--- WRITTEN INSTRUCTION ---
Skip the pictures. Reproduce all other material exactly.

--- GIVEN DATA ---
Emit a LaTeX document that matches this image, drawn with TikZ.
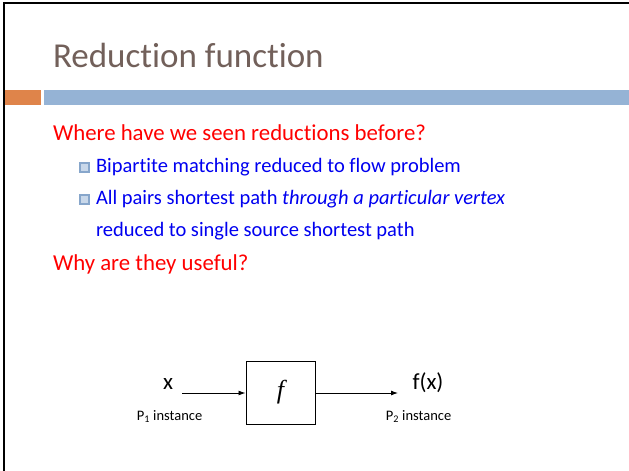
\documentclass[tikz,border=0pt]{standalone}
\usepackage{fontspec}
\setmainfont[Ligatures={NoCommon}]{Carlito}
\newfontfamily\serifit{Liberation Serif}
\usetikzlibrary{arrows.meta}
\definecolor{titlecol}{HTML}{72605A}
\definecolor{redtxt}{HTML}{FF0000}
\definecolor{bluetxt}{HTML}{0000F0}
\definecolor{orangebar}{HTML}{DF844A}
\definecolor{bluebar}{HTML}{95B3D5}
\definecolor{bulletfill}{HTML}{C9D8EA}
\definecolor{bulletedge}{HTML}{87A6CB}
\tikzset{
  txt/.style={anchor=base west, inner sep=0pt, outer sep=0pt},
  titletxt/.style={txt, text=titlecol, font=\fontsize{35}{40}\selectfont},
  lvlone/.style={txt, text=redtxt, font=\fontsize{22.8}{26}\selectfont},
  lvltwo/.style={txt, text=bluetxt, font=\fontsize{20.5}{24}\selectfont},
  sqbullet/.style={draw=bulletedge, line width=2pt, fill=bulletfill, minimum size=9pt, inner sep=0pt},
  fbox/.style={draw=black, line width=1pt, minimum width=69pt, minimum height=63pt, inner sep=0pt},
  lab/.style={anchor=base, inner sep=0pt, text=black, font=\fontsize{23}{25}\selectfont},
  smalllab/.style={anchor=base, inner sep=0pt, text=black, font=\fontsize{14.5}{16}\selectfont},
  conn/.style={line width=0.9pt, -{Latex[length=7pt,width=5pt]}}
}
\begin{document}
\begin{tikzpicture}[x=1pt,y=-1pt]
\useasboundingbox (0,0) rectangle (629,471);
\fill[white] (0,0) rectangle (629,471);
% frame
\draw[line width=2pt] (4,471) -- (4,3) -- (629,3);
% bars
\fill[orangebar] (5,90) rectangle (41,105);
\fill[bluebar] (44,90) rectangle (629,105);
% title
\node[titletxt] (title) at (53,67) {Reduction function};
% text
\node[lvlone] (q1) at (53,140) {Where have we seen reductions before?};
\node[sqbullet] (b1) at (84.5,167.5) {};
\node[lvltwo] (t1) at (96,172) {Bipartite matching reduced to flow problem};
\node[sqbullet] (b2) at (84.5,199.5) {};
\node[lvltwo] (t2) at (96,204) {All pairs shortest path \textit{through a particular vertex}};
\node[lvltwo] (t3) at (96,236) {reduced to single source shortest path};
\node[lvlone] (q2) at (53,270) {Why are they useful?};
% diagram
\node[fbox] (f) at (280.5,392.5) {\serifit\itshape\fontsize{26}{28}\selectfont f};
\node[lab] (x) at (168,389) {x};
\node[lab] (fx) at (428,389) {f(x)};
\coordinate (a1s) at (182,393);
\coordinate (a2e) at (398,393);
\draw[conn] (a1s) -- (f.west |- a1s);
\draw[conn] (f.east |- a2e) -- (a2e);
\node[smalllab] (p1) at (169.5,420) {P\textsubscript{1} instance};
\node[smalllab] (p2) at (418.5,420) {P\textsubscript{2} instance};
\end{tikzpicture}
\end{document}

--- FINISHED ANSWER ---
Emit a LaTeX document that matches this image, drawn with TikZ.
\documentclass[tikz,border=0pt]{standalone}
\usepackage{fontspec}
\setmainfont[Ligatures={NoCommon}]{Carlito}
\newfontfamily\serifit{Liberation Serif}
\usetikzlibrary{arrows.meta}
\definecolor{titlecol}{HTML}{72605A}
\definecolor{redtxt}{HTML}{FF0000}
\definecolor{bluetxt}{HTML}{0000F0}
\definecolor{orangebar}{HTML}{DF844A}
\definecolor{bluebar}{HTML}{95B3D5}
\definecolor{bulletfill}{HTML}{C9D8EA}
\definecolor{bulletedge}{HTML}{87A6CB}
\tikzset{
  txt/.style={anchor=base west, inner sep=0pt, outer sep=0pt},
  titletxt/.style={txt, text=titlecol, font=\fontsize{35}{40}\selectfont},
  lvlone/.style={txt, text=redtxt, font=\fontsize{22.8}{26}\selectfont},
  lvltwo/.style={txt, text=bluetxt, font=\fontsize{20.5}{24}\selectfont},
  sqbullet/.style={draw=bulletedge, line width=2pt, fill=bulletfill, minimum size=9pt, inner sep=0pt},
  fbox/.style={draw=black, line width=1pt, minimum width=69pt, minimum height=63pt, inner sep=0pt},
  lab/.style={anchor=base, inner sep=0pt, text=black, font=\fontsize{23}{25}\selectfont},
  smalllab/.style={anchor=base, inner sep=0pt, text=black, font=\fontsize{14.5}{16}\selectfont},
  conn/.style={line width=0.9pt, -{Latex[length=7pt,width=5pt]}}
}
\begin{document}
\begin{tikzpicture}[x=1pt,y=-1pt]
\useasboundingbox (0,0) rectangle (629,471);
\fill[white] (0,0) rectangle (629,471);
% frame
\draw[line width=2pt] (4,471) -- (4,3) -- (629,3);
% bars
\fill[orangebar] (5,90) rectangle (41,105);
\fill[bluebar] (44,90) rectangle (629,105);
% title
\node[titletxt] (title) at (53,67) {Reduction function};
% text
\node[lvlone] (q1) at (53,140) {Where have we seen reductions before?};
\node[sqbullet] (b1) at (84.5,167.5) {};
\node[lvltwo] (t1) at (96,172) {Bipartite matching reduced to flow problem};
\node[sqbullet] (b2) at (84.5,199.5) {};
\node[lvltwo] (t2) at (96,204) {All pairs shortest path \textit{through a particular vertex}};
\node[lvltwo] (t3) at (96,236) {reduced to single source shortest path};
\node[lvlone] (q2) at (53,270) {Why are they useful?};
% diagram
\node[fbox] (f) at (280.5,392.5) {\serifit\itshape\fontsize{26}{28}\selectfont f};
\node[lab] (x) at (168,389) {x};
\node[lab] (fx) at (428,389) {f(x)};
\coordinate (a1s) at (182,393);
\coordinate (a2e) at (398,393);
\draw[conn] (a1s) -- (f.west |- a1s);
\draw[conn] (f.east |- a2e) -- (a2e);
\node[smalllab] (p1) at (169.5,420) {P\textsubscript{1} instance};
\node[smalllab] (p2) at (418.5,420) {P\textsubscript{2} instance};
\end{tikzpicture}
\end{document}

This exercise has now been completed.